I’m going to keep the same notation as before.  In particular, we’re studying how the energy integral behaves with respect to variations of curves.  Now I want to prove the second variation formula when ${c}$ is a geodesic.Now to compute ${\frac{d^2}{d^2 u} E(u)|_{u=0}}$, for further usage. We already showed$\displaystyle E'(u) = \int_I g\left( \frac{D}{dt} \frac{\partial}{\partial u} H(t,u), \frac{\partial}{\partial t} H(t,u) \right)$ Differentiating again yields the messy formula for ${E''(u)}$:

$\displaystyle \int_I g\left( \frac{D}{du} \frac{D}{dt} \frac{\partial}{\partial u} H, \frac{\partial}{\partial t} H \right) + \int_I g\left( \frac{D}{dt} \frac{\partial}{\partial u} H, \frac{D}{du}\frac{\partial}{\partial t} H(t,u) \right).$

Call these ${I_1(u), I_2(u) }$.

${I_2}$

Now ${I_2(0)}$ is the easiest, since by symmetry of the Levi-Civita connection we get$\displaystyle I_2(0) = \int g\left( \frac{D}{dt} \frac{\partial}{\partial u} H(t,u), \frac{D}{dt}\frac{\partial}{\partial u} H(t,u) \right) = \int g\left( \frac{D}{dt} V, \frac{D}{dt} V \right).$ For vector fields along ${c}$ ${E,F}$ with ${E(a)=F(a)=E(b)=F(b)=0}$, we have$\displaystyle \int g\left( \frac{D}{dt} E, \frac{D}{dt} F \right) = - \int g\left( \frac{D^2}{dt^2} E , F \right).$ This is essentially a forum of integration by parts. Indeed, the difference between the two terms is

$\displaystyle \frac{d}{dt} g\left( \frac{D}{dt} E, F \right).$

So if we plug this in we get

$\displaystyle \boxed{ I_2(0) = -\int g\left( \frac{D^2}{dt^2} V , V \right).}$

${I_1}$

Next, we can write

$\displaystyle I_1(0) = \int_I g\left( \frac{D}{du} \frac{D}{dt} \frac{\partial}{\partial u} H(t,u) |_{u=0}, \dot{c}(t) \right)$ Now ${R}$ measures the difference from commutation of ${\frac{D}{dt}, \frac{D}{du}}$. In particular this equals

$\displaystyle \int_I g\left( \frac{D}{dt} \frac{D}{du} \frac{\partial}{\partial u} H(t,u) |_{u=0}, \dot{c}(t) \right) + \int_I g\left( R(V(t), \dot{c}(t)) V(t), \dot{c}(t)) \right).$

By antisymmetry of the curvature tensor (twice!) the second term becomes

$\displaystyle \int_I g\left( R( \dot{c}(t), V(t)) \dot{c}(t), V(t), \right).$

Now we look at the first term, which we can write as

$\displaystyle \int_I \frac{d}{dt} g\left( \frac{D}{du} \frac{\partial}{\partial u} H(t,u), \dot{c}(t)\right)$

since ${\ddot{c} \equiv 0}$. But this is clearly zero because ${H}$ is constant on the vertical lines ${t=a,t=b}$. If we put everything together we obtain the following “second variation formula:”

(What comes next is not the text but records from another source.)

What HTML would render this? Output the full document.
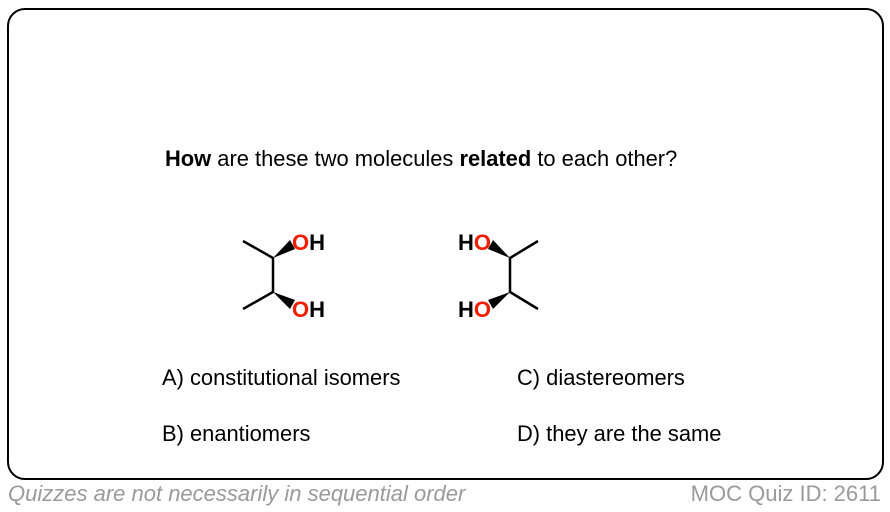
<!DOCTYPE html>
<html><head><meta charset="utf-8"><style>
body{margin:0;width:890px;height:512px;background:#fff;position:relative;font-family:"Liberation Sans",Arial,sans-serif;overflow:hidden}
.box{position:absolute;left:7px;top:8px;width:873px;height:468px;border:2.5px solid #000;border-radius:18px}
.t{position:absolute;font-size:21.9px;color:#000;white-space:nowrap}
.f{position:absolute;top:481px;font-size:22px;color:#9a9a9a;white-space:nowrap;letter-spacing:0}
</style></head><body>
<div class="box"></div>
<div class="t" style="left:165px;top:146px"><b>How</b> are these two molecules <b>related</b> to each other?</div>
<svg style="position:absolute;left:0;top:0" width="890" height="512">
<g stroke="#000" stroke-width="2.5" fill="none">
<polyline points="243,241 273,258 273,292 243,309"/>
<polyline points="538,241 510,258 510,292 538,309"/>
</g>
<g fill="#000">
<polygon points="273,258 290,240 295,249"/>
<polygon points="273,292 290,309 295,300"/>
<polygon points="510,258 493,240 488,249"/>
<polygon points="510,292 493,309 488,300"/>
</g>
<g font-family="Liberation Sans,Arial,sans-serif" font-weight="bold" font-size="22">
<text x="292" y="250" fill="#f21d00">O<tspan fill="#000">H</tspan></text>
<text x="292" y="317" fill="#f21d00">O<tspan fill="#000">H</tspan></text>
<text x="491" y="250" text-anchor="end" fill="#000">H<tspan fill="#f21d00">O</tspan></text>
<text x="491" y="317" text-anchor="end" fill="#000">H<tspan fill="#f21d00">O</tspan></text>
</g>
</svg>
<div class="t" style="left:162px;top:365px">A) constitutional isomers</div>
<div class="t" style="left:517px;top:365px">C) diastereomers</div>
<div class="t" style="left:162px;top:421px">B) enantiomers</div>
<div class="t" style="left:517px;top:421px">D) they are the same</div>
<div class="f" style="left:8px;font-style:italic">Quizzes are not necessarily in sequential order</div>
<div class="f" style="right:9px">MOC Quiz ID: 2611</div>
</body></html>
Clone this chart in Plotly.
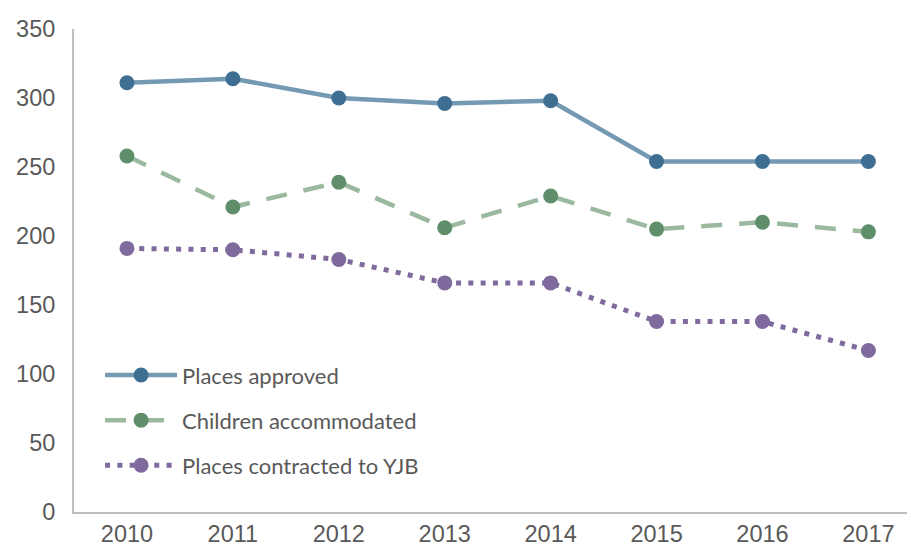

Theorem 1 If ${c}$ is a geodesic, then$\displaystyle \boxed{\frac{d^2}{du^2}|_{u=0} E(u) = \int_I g\left( R( \dot{c}(t), V(t)) \dot{c}(t) - \frac{D^2 V}{Dt^2}, V(t) \right).}$

Evidently that was some tedious work, and the question arises: Why does all this matter? The next goal is to use this to show when a geodesic cannot minimize the energy integral—which means, in particular, that it doesn’t minimize length. Then we will obtain global comparison-theoretic results.